◆ **Goal**
Show each line from the listing that includes the word "TypeScript".

◆ **Data lines**
□ □ □ □ □ □ □
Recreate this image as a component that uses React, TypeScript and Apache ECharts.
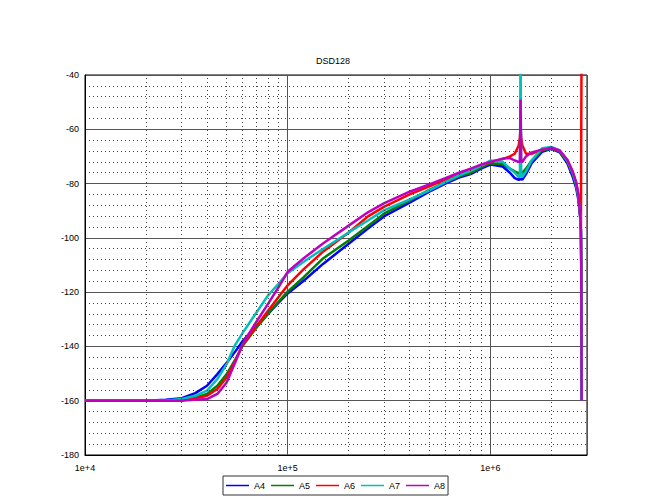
import React, { useEffect, useRef } from "react";
import * as echarts from "echarts";

const seriesNames = ["A4", "A5", "A6", "A7", "A8"];
const seriesColors = ["#0000ff", "#008000", "#ff0000", "#00bfbf", "#c000c0"];

const freq = [
  1e4, 2e4, 2.5e4, 3e4, 3.5e4, 4e4, 4.5e4, 5e4, 5.5e4, 6e4, 7e4, 8e4, 9e4,
  1e5, 1.2e5, 1.5e5, 2e5, 2.5e5, 3e5, 4e5, 5e5, 6e5, 7e5, 8e5, 9e5,
  1e6, 1.15e6, 1.25e6, 1.32e6, 1.38e6, 1.4e6, 1.41e6, 1.42e6, 1.44e6, 1.5e6, 1.6e6,
  1.8e6, 2e6, 2.2e6, 2.4e6, 2.55e6, 2.65e6, 2.72e6, 2.78e6, 2.8e6, 2.81e6, 2.8224e6,
];

const a4 = [
  -160, -160, -159.6, -159.1, -157.2, -154.5, -150.2, -146, -142, -138, -132.5, -128, -124,
  -120.5, -115.8, -109.5, -102.2, -96.5, -92, -87, -83, -80, -77.8, -76.5, -74.5,
  -73, -73.7, -76, -78, -78.6, -78.4, -78.2, -78.4, -78.5, -76.5, -72.5,
  -68.3, -67.2, -68.5, -72.5, -77.5, -81.5, -86, -93, -98, -110, -160,
];
const a5 = [
  -160, -160, -160, -159.6, -158.8, -157.5, -154.5, -150.2, -145, -139.7, -133.2, -128, -123.6,
  -119.8, -114.5, -107.5, -101, -95.5, -91, -86.2, -82.3, -79.5, -77.3, -76, -74,
  -72.5, -72.8, -74.5, -75.5, -76.2, -76, -74.5, -76, -76, -74.5, -71.5,
  -67.8, -67, -68.2, -72, -76.5, -80.5, -85, -92.5, -97.5, -110, -160,
];
const a6 = [
  -160, -160, -160, -159.8, -159.2, -158.2, -155.7, -151.4, -145.5, -139.5, -132.7, -126.9, -121.9,
  -117.5, -111.5, -105, -98, -92, -88.5, -84, -81, -78.5, -76.5, -75, -73.5,
  -72, -71, -70, -69, -66, -63, -59.5, -63, -66, -69, -69,
  -67.5, -66.8, -68, -71.5, -76, -79.5, -84, -92, -97, -97, -20,
];
const a7 = [
  -160, -160, -159.9, -159.4, -158.2, -156.3, -152, -146.5, -139.5, -135, -127.6, -121.2, -117,
  -113, -108.8, -104, -98, -93.5, -89.8, -85.8, -82.5, -79.5, -77, -75.3, -73.5,
  -71.5, -72, -74.5, -76, -77.5, -77.5, -30, -77.5, -77.5, -75.5, -71.5,
  -67, -66.5, -67.8, -71.5, -76, -80, -84.5, -92, -97.5, -110, -160,
];
const a8 = [
  -160, -160, -160, -160, -159.6, -159.4, -157.5, -153.3, -146, -139, -131, -124.3, -118.3,
  -112.5, -107.5, -102, -95.5, -90.5, -87.2, -83, -80.3, -78, -76, -74.5, -73,
  -72, -70.8, -70.6, -71.5, -72, -72, -49, -72, -72, -70, -68.5,
  -67.5, -66.8, -67.8, -71.2, -75.5, -79.5, -84, -92, -97, -110, -160,
];
const allValues = [a4, a5, a6, a7, a8];

const minorXTicks = [
  2e4, 3e4, 4e4, 5e4, 6e4, 7e4, 8e4, 9e4,
  2e5, 3e5, 4e5, 5e5, 6e5, 7e5, 8e5, 9e5,
  2e6,
];

const FONT = "'Liberation Sans', Arial, sans-serif";

export default function App() {
  const ref = useRef<HTMLDivElement>(null);
  useEffect(() => {
    if (!ref.current) return;
    const chart = echarts.init(ref.current, undefined, { renderer: "svg" });
    const dataSeries = seriesNames.map((name, si) => ({
      name,
      type: "line",
      data: freq.map((f, i) => [f, allValues[si][i]]),
      showSymbol: false,
      symbol: "none",
      clip: true,
      z: 3,
      lineStyle: { color: seriesColors[si], width: 2.5 },
      itemStyle: { color: seriesColors[si] },
    }));
    chart.setOption({
      animation: false,
      textStyle: { fontFamily: FONT },
      title: {
        text: "DSD128",
        left: "center",
        top: 56,
        padding: 0,
        textStyle: { fontSize: 9, fontWeight: "normal", color: "#000", fontFamily: FONT },
      },
      grid: {
        left: 85,
        right: 79,
        top: 75,
        bottom: 45,
        show: true,
        borderColor: "#000",
        borderWidth: 1,
        backgroundColor: "transparent",
      },
      legend: {
        data: seriesNames,
        left: 223,
        top: 476,
        padding: [5, 3],
        itemGap: 6,
        itemWidth: 23,
        itemHeight: 1.5,
        icon: "rect",
        borderColor: "#333",
        borderWidth: 1,
        textStyle: { fontSize: 9, color: "#000", fontFamily: FONT },
      },
      xAxis: {
        type: "log",
        logBase: 10,
        min: 1e4,
        max: 3e6,
        axisLine: { show: true, lineStyle: { color: "#000" } },
        axisTick: { show: false },
        axisLabel: {
          color: "#000",
          fontSize: 9,
          margin: 8,
          showMaxLabel: false,
          formatter: (v: number) => {
            const e = Math.log10(v);
            return Math.abs(e - Math.round(e)) < 1e-6 ? "1e+" + Math.round(e) : "";
          },
        },
        splitLine: { show: true, lineStyle: { color: "#555", width: 1 } },
        minorTick: { show: false },
        minorSplitLine: { show: false },
      },
      yAxis: {
        type: "value",
        min: -180,
        max: -40,
        interval: 20,
        axisLine: { show: true, lineStyle: { color: "#000" } },
        axisTick: { show: false },
        axisLabel: { color: "#000", fontSize: 9, margin: 6 },
        splitLine: { show: true, lineStyle: { color: "#555", width: 1 } },
        minorTick: { show: false, splitNumber: 5 },
        minorSplitLine: { show: true, lineStyle: { color: "#444", width: 1, type: [1, 3] } },
      },
      series: [
        {
          type: "line",
          data: [],
          z: 1,
          silent: true,
          markLine: {
            silent: true,
            symbol: ["none", "none"],
            label: { show: false },
            lineStyle: { color: "#444", width: 1, type: [1, 3] },
            emphasis: { disabled: true },
            data: minorXTicks.map((v) => ({ xAxis: v })),
          },
        },
        ...dataSeries,
      ],
    });
    return () => chart.dispose();
  }, []);
  return (
    <div
      ref={ref}
      style={{ position: "fixed", left: 0, top: 0, width: 666, height: 500, background: "#fff" }}
    />
  );
}
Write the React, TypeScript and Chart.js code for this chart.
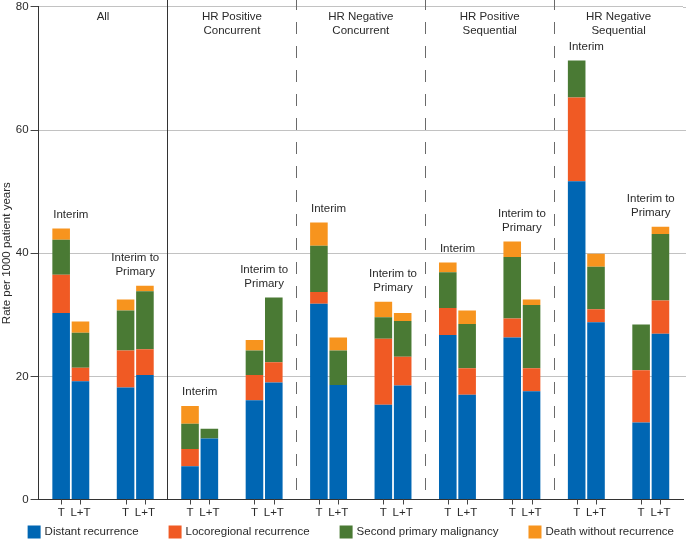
import React, { useEffect, useRef } from "react";
import { Chart, registerables } from "chart.js";

Chart.register(...registerables);

// ---- data ----
const groupNames = ["All", "HR Positive\nConcurrent", "HR Negative\nConcurrent", "HR Positive\nSequential", "HR Negative\nSequential"];
const phaseNames = ["Interim", "Interim to\nPrimary"];
const armNames = ["T", "L+T"];
const seriesNames = ["Distant recurrence", "Locoregional recurrence", "Second primary malignancy", "Death without recurrence"];
const seriesColors = ["#0066B3", "#F05A24", "#4A7A34", "#F7941E"];

// one entry per group x phase (All-Interim, All-ItP, HRPC-Interim, ...)
const distantT = [30.3, 18.2, 5.4, 16.1, 31.8, 15.4, 26.7, 26.3, 51.7, 12.5];
const locoT = [6.2, 6.0, 2.8, 4.1, 1.9, 10.7, 4.4, 3.1, 13.6, 8.5];
const secondT = [5.7, 6.5, 4.1, 4.0, 7.5, 3.5, 5.8, 10.0, 6.0, 7.4];
const deathT = [1.8, 1.8, 2.9, 1.7, 3.8, 2.5, 1.6, 2.5, 0, 0];

const distantLT = [19.2, 20.2, 9.9, 19.0, 18.6, 18.5, 17.0, 17.6, 28.8, 26.9];
const locoLT = [2.2, 4.2, 0, 3.3, 0, 4.7, 4.3, 3.7, 2.1, 5.4];
const secondLT = [5.7, 9.4, 1.6, 10.5, 5.6, 5.8, 7.2, 10.3, 6.9, 10.8];
const deathLT = [1.8, 0.9, 0, 0, 2.1, 1.3, 2.2, 0.9, 2.1, 1.2];

const yTicks = [0, 20, 40, 60, 80];
const yTitle = "Rate per 1000 patient years";

const armSeries = [
  [distantT, locoT, secondT, deathT],
  [distantLT, locoLT, secondLT, deathLT],
];

const FONT = "'Liberation Sans', Arial, Helvetica, sans-serif";
const FS = 11.5;
const TEXT = "#2a2a2a";

const categories: string[] = [];
groupNames.forEach((g) => phaseNames.forEach((p) => categories.push(g + " | " + p)));

const overlay = {
  id: "overlay",
  beforeDatasetsDraw(chart: any) {
    const { ctx, chartArea } = chart;
    const x = chart.scales.x;
    const per = phaseNames.length;
    // extend horizontal grid lines to the right edge of the canvas
    const y = chart.scales.y;
    ctx.save();
    ctx.strokeStyle = "#c2c2c2";
    ctx.lineWidth = 1;
    yTicks.forEach((v) => {
      if (v === yTicks[0]) return;
      const yp = Math.round(y.getPixelForValue(v)) + 0.5;
      ctx.beginPath();
      ctx.moveTo(chartArea.right, yp);
      ctx.lineTo(chart.width, yp);
      ctx.stroke();
    });
    ctx.restore();
    for (let g = 1; g < groupNames.length; g++) {
      const i = g * per;
      const xp = Math.round((x.getPixelForValue(i - 1) + x.getPixelForValue(i)) / 2) + 0.5;
      ctx.save();
      ctx.lineWidth = 1;
      if (g === 1) {
        ctx.strokeStyle = "#333";
        ctx.setLineDash([]);
      } else {
        ctx.strokeStyle = "#6a6a6a";
        ctx.setLineDash([12, 12]);
        ctx.lineDashOffset = 2;
      }
      ctx.beginPath();
      ctx.moveTo(xp, 0);
      ctx.lineTo(xp, chartArea.bottom);
      ctx.stroke();
      ctx.restore();
    }
  },
  afterDatasetsDraw(chart: any) {
    const { ctx, chartArea } = chart;
    const x = chart.scales.x;
    const per = phaseNames.length;
    const nSeries = seriesNames.length;
    ctx.save();
    ctx.font = `${FS}px ${FONT}`;
    ctx.fillStyle = TEXT;
    ctx.textAlign = "center";
    ctx.textBaseline = "middle";

    // group headers
    groupNames.forEach((g, gi) => {
      const cx = (x.getPixelForValue(gi * per) + x.getPixelForValue(gi * per + per - 1)) / 2;
      g.split("\n").forEach((line, li) => {
        ctx.fillText(line, cx, chartArea.top + 10 + li * 13.5);
      });
    });

    // phase annotations above each pair
    categories.forEach((_, ci) => {
      let top = Infinity;
      const xs: number[] = [];
      chart.data.datasets.forEach((ds: any, di: number) => {
        const el = chart.getDatasetMeta(di).data[ci];
        if (el && ds.data[ci] > 0) top = Math.min(top, el.y);
        if (el) xs.push(el.x);
      });
      const cx = (Math.min(...xs) + Math.max(...xs)) / 2;
      const lines = phaseNames[ci % per].split("\n");
      lines.forEach((line, li) => {
        ctx.fillText(line, cx, top - 14 - (lines.length - 1 - li) * 14);
      });
    });

    // arm tick marks and labels
    armNames.forEach((arm, ai) => {
      const meta = chart.getDatasetMeta(ai * nSeries);
      meta.data.forEach((el: any) => {
        const bx = Math.round(el.x) + 0.5;
        ctx.strokeStyle = "#444";
        ctx.lineWidth = 1;
        ctx.beginPath();
        ctx.moveTo(bx, chartArea.bottom);
        ctx.lineTo(bx, chartArea.bottom + 5);
        ctx.stroke();
        ctx.fillText(arm, el.x, chartArea.bottom + 13);
      });
    });

    // legend
    const box = 13;
    const boxGap = 4;
    const gap = 30;
    const widths = seriesNames.map((s) => ctx.measureText(s).width);
    const total = widths.reduce((a, w) => a + box + boxGap + w, 0) + gap * (seriesNames.length - 1);
    let lx = (chartArea.left + chartArea.right) / 2 - 10 - total / 2;
    const ly = chart.height - 8;
    ctx.textAlign = "left";
    seriesNames.forEach((s, si) => {
      ctx.fillStyle = seriesColors[si];
      ctx.fillRect(lx, ly - box / 2, box, box);
      ctx.fillStyle = TEXT;
      ctx.fillText(s, lx + box + boxGap, ly);
      lx += box + boxGap + widths[si] + gap;
    });
    ctx.restore();
  },
};

export default function App() {
  const ref = useRef<HTMLCanvasElement | null>(null);

  useEffect(() => {
    if (!ref.current) return;
    const datasets: any[] = [];
    armNames.forEach((arm, ai) => {
      seriesNames.forEach((s, si) => {
        datasets.push({
          label: s,
          data: armSeries[ai][si],
          backgroundColor: seriesColors[si],
          borderWidth: 0,
          stack: arm,
          categoryPercentage: 0.6,
          barPercentage: 0.91,
        });
      });
    });

    const chart = new Chart(ref.current, {
      type: "bar",
      data: { labels: categories, datasets },
      plugins: [overlay],
      options: {
        animation: false,
        responsive: false,
        devicePixelRatio: 1,
        layout: { padding: { top: 0, right: 3, bottom: 40.5, left: 0 } },
        plugins: {
          legend: { display: false },
          tooltip: { enabled: false },
        },
        scales: {
          x: {
            stacked: true,
            ticks: { display: false },
            grid: { display: false, drawTicks: false },
            border: { display: true, color: "#333", width: 1 },
          },
          y: {
            stacked: true,
            min: yTicks[0],
            max: yTicks[yTicks.length - 1],
            afterBuildTicks: (scale: any) => {
              scale.ticks = yTicks.map((v) => ({ value: v }));
            },
            ticks: {
              color: TEXT,
              padding: 2,
              font: { family: FONT, size: FS, lineHeight: 0.85 },
            },
            grid: {
              color: (c: any) => (c.tick && c.tick.value === 0 ? "rgba(0,0,0,0)" : "#c2c2c2"),
              tickColor: "#444",
              tickLength: 8,
              lineWidth: 1,
            },
            border: { display: true, color: "#333", width: 1 },
            title: {
              display: true,
              text: yTitle,
              color: TEXT,
              font: { family: FONT, size: FS },
              padding: { top: 0, bottom: 0 },
            },
          },
        },
      } as any,
    });
    return () => chart.destroy();
  }, []);

  return (
    <div style={{ position: "absolute", left: 0, top: 0, width: 686, height: 540, background: "#fff" }}>
      <canvas ref={ref} width={686} height={540} style={{ display: "block" }} />
    </div>
  );
}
□ □ □ □ □ □ □
◆ **Exercise solution**
Recreate this image as a component that uses React, TypeScript and Apache ECharts.
Write the React, TypeScript and Chart.js code for this chart.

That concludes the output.